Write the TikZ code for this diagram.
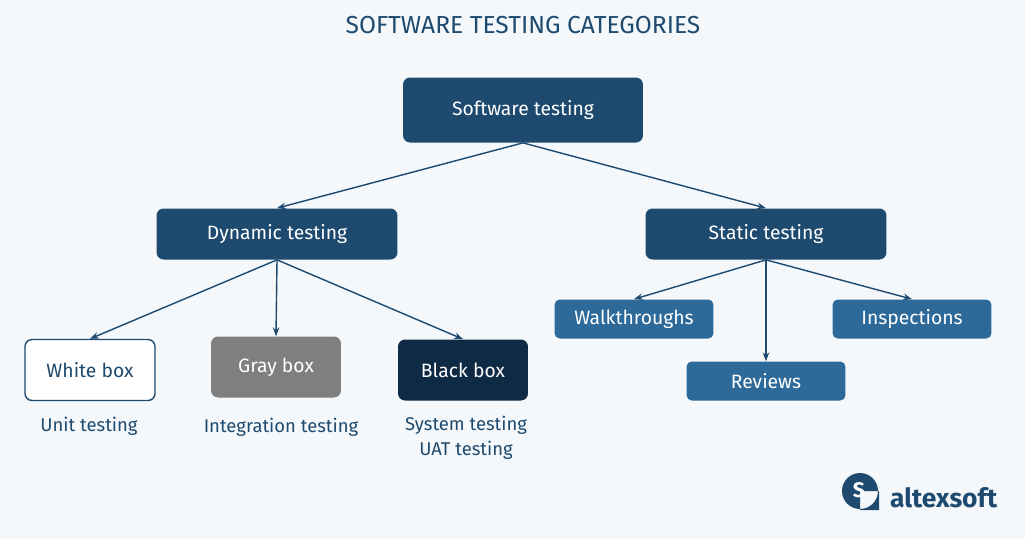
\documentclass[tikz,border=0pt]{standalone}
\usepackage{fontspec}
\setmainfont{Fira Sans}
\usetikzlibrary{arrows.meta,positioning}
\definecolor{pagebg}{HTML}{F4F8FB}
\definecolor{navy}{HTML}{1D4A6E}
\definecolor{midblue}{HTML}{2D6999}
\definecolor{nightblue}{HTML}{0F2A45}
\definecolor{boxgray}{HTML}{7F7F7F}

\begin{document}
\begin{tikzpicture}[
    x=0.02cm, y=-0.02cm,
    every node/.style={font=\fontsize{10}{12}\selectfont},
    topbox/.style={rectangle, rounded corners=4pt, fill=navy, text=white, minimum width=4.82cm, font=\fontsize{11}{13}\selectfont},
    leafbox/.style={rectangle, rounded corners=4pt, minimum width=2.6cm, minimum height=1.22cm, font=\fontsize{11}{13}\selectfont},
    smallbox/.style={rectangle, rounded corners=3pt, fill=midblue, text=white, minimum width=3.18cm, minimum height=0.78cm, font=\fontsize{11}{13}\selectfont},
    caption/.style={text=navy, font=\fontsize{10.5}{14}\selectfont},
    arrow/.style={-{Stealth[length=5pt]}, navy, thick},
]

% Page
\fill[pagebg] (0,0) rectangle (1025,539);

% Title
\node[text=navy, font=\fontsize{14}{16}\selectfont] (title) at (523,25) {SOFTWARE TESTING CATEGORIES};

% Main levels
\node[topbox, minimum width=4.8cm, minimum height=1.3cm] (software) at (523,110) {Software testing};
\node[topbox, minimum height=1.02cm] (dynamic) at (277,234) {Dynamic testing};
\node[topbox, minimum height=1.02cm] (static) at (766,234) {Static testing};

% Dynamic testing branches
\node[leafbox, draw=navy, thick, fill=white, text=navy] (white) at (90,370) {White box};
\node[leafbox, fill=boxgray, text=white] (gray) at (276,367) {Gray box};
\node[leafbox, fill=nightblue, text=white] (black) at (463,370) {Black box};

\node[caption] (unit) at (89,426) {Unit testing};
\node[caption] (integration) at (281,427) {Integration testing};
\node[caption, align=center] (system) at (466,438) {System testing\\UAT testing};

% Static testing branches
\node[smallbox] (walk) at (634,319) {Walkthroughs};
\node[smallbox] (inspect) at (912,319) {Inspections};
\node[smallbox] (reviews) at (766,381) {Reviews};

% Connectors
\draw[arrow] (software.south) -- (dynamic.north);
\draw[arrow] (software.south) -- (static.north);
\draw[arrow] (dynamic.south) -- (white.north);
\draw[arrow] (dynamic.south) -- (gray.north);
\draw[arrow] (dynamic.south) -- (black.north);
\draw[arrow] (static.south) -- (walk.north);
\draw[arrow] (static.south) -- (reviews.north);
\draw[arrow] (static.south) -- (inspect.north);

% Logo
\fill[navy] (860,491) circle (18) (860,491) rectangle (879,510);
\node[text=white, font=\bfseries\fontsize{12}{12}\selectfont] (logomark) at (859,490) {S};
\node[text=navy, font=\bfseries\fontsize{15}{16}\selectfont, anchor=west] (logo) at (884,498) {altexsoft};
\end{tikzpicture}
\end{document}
####################
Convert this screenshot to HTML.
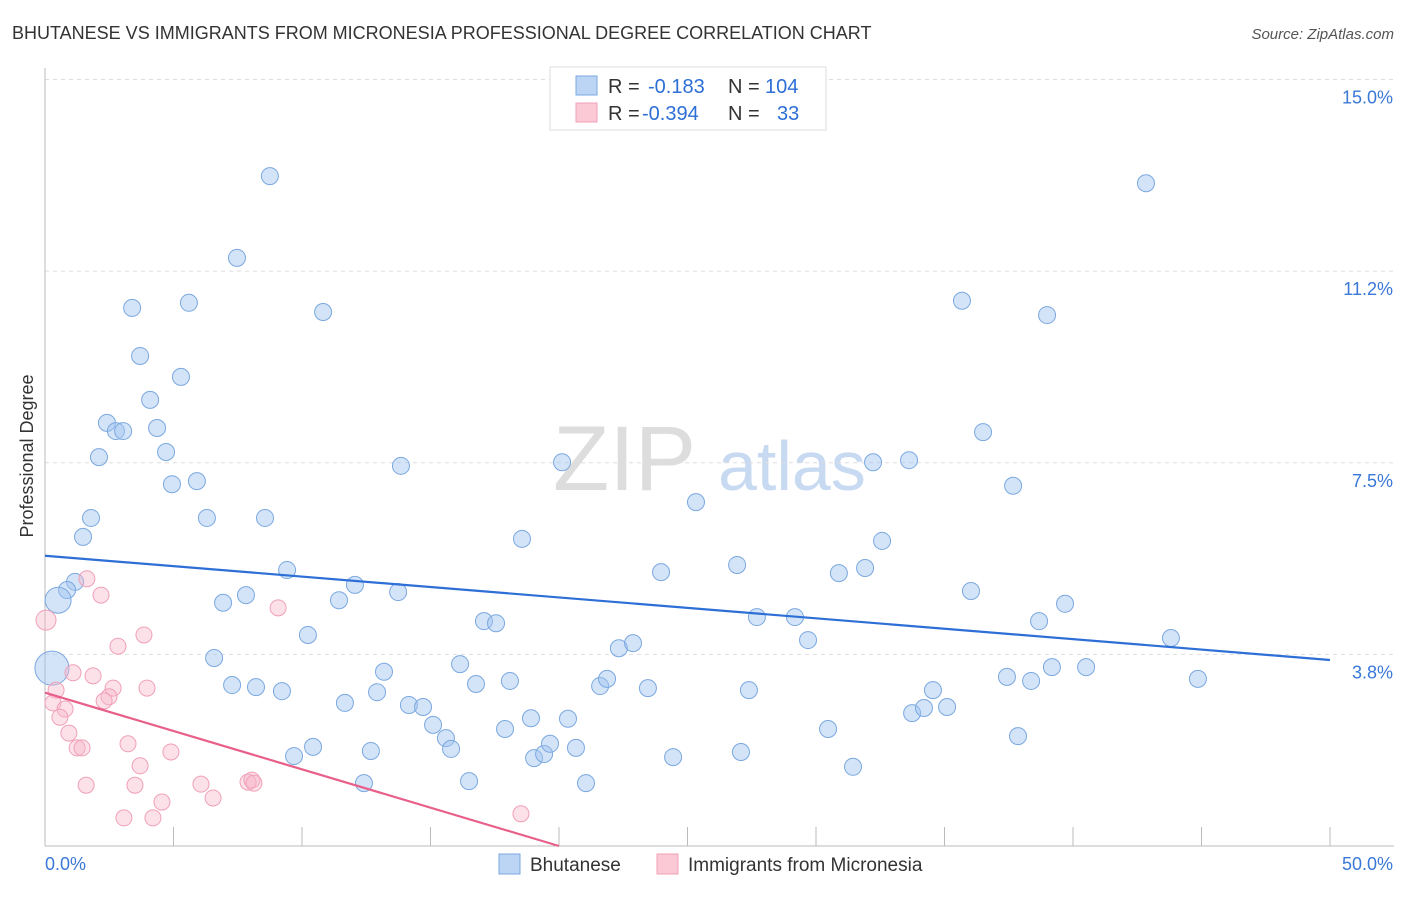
####################
Goal — Search the records for the word "HTML". Copy every line that has it.

Exercise response —
\definecolor{pagebg}{HTML}{F4F8FB}
\definecolor{navy}{HTML}{1D4A6E}
\definecolor{midblue}{HTML}{2D6999}
\definecolor{nightblue}{HTML}{0F2A45}
\definecolor{boxgray}{HTML}{7F7F7F}
Convert this screenshot to HTML.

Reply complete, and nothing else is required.